The Shortest Day

Susan Cooper wrote her solstice poem, The Shortest Day, in 1977, for Christmas Revels.  It’s been read and performed at Revels celebrations ever since.  In 2019, she and illustrator Carson Ellis collaborated on a beautiful book; I’d call it a book for children of all ages.

And so the Shortest Day came and the year died
And everywhere down the centuries of the snow-white world
Came people singing, dancing,
To drive the dark away.
They lighted candles in the winter trees;
They hung their homes with evergreen;
They burned beseeching fires all night long
To keep the year alive.
And when the new year’s sunshine blazed awake
They shouted, reveling.
Through all the frosty ages you can hear them
Echoing behind us — listen!
All the long echoes, sing the same delight,
This Shortest Day,
As promise wakens in the sleeping land:
They carol, feast, give thanks,
And dearly love their friends,
And hope for peace.
And now so do we, here, now,
This year and every year.

I appreciated her description of it, during an interview on NPR, as a “celebration of the light coming back after the dark threatens to take over the world.”

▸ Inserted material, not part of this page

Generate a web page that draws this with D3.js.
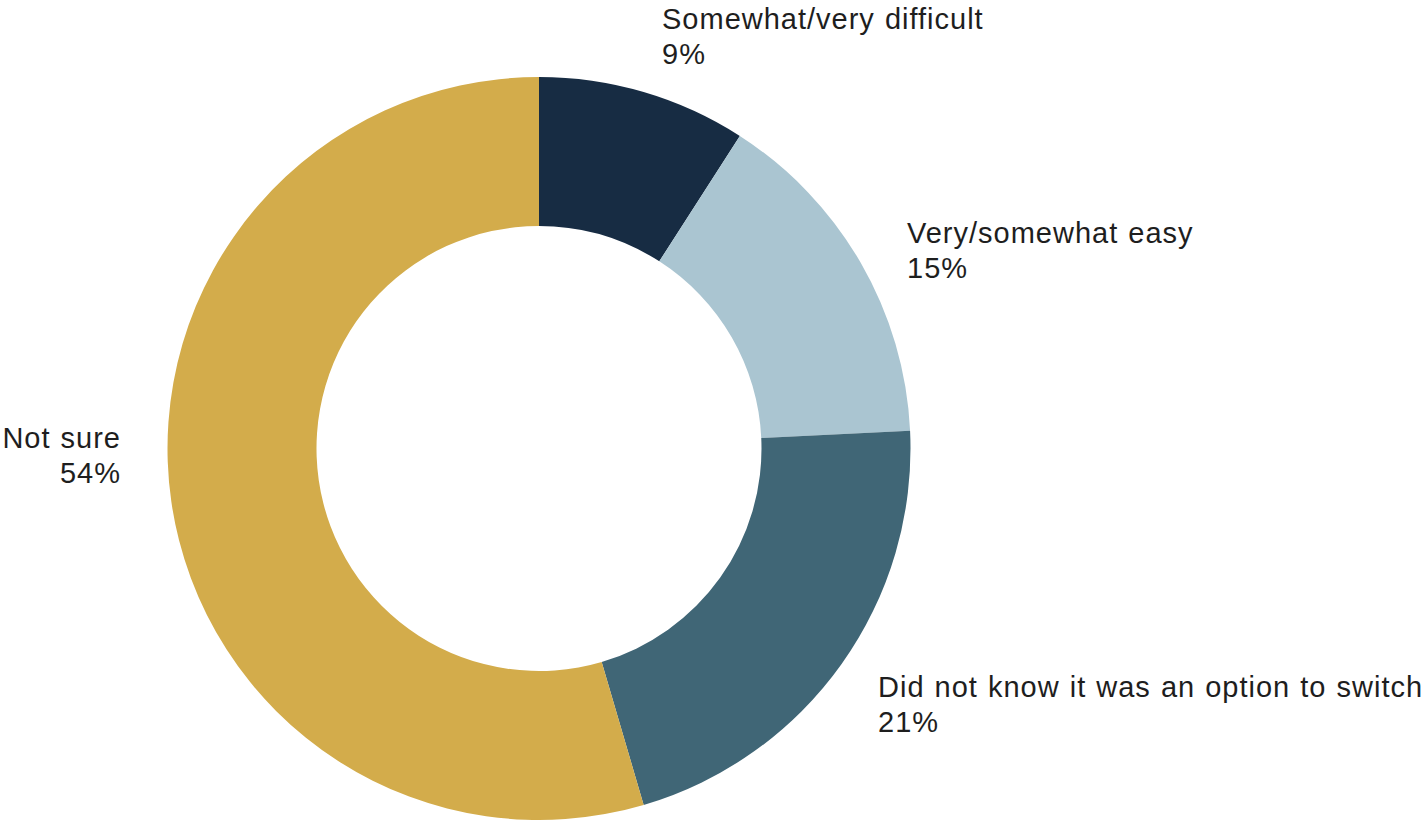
<!DOCTYPE html>
<html>
<head>
<meta charset="utf-8">
<script src="https://cdn.jsdelivr.net/npm/d3@7"></script>
<style>
  html, body { margin: 0; padding: 0; background: #fff; }
  svg { display: block; }
  text { font-family: "Liberation Sans", Arial, sans-serif; fill: #1e1e1e; }
</style>
</head>
<body>
<svg id="chart" width="1425" height="822"></svg>
<script>
// Survey responses, clockwise from 12 o'clock
const categories = ["Somewhat/very difficult", "Very/somewhat easy", "Did not know it was an option to switch", "Not sure"];
const values = [9, 15, 21, 54];
const colors = ["#172C43", "#AAC5D1", "#406676", "#D3AC4B"];
const valueLabels = ["9%", "15%", "21%", "54%"];

// Label placement: [x, baseline y, anchor]
const labelPos = [
  [662, 29, "start"],
  [907, 243, "start"],
  [878, 697, "start"],
  [121, 448, "end"]
];

const svg = d3.select("#chart");
const cx = 539, cy = 448.5;
const outerR = 371.5, innerR = 222.5;

const pie = d3.pie().sort(null).value(d => d.value);
const arc = d3.arc().innerRadius(innerR).outerRadius(outerR);

const data = categories.map((c, i) => ({ name: c, value: values[i], color: colors[i], label: valueLabels[i], pos: labelPos[i] }));

const g = svg.append("g").attr("transform", `translate(${cx},${cy})`);
g.selectAll("path")
  .data(pie(data))
  .join("path")
  .attr("d", arc)
  .attr("fill", d => d.data.color);

const labels = svg.selectAll("text.lbl")
  .data(data)
  .join("text")
  .attr("class", "lbl")
  .attr("text-anchor", d => d.pos[2])
  .style("font-size", "29px")
  .style("letter-spacing", "1px")
  .style("word-spacing", "1px");

labels.append("tspan")
  .attr("x", d => d.pos[0])
  .attr("y", d => d.pos[1])
  .text(d => d.name);
labels.append("tspan")
  .attr("x", d => d.pos[0])
  .attr("y", d => d.pos[1] + 35)
  .text(d => d.label);
</script>
</body>
</html>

This has certainly been, in myriad ways, a dark year. But we in the Northern Hemisphere know that, starting tomorrow, each day will contain a bit more light.

21 December 2020; 3:07 PM

6 comments

  • If it is the shortest day, why does it feel ETERNAL????????????? I am getting a little kvetchy….

    Gorgeous picture on your post. You took that? Thank you for that..

    Liked by 1 person

  • Apologies for being a week late with the solstice celebration, JDB. Light travels slower in the southern hemisphere, without beseeching fires to lure it forwards.

    A lovely personal connection here, the poem being new to me, but its author quite familiar. I was a huge fan of Ms Cooper’s “The Dark Is Rising” books back when Children’s Lit was a bit of a thing. I don’t think I kept them–too many book culls down the years–but I reckon the boy might enjoy them. He’s just finished the Earthsea trilogy.

    Fabulous photos, Dr.

    Liked by 1 person

    • I love the fact that you were already familiar with Susan Cooper! I hadn’t known of her until hearing her interviewed on National Public Radio just before the solstice (she’s had a very interesting life). And those photos are now part of my ever-expanding quarantine album!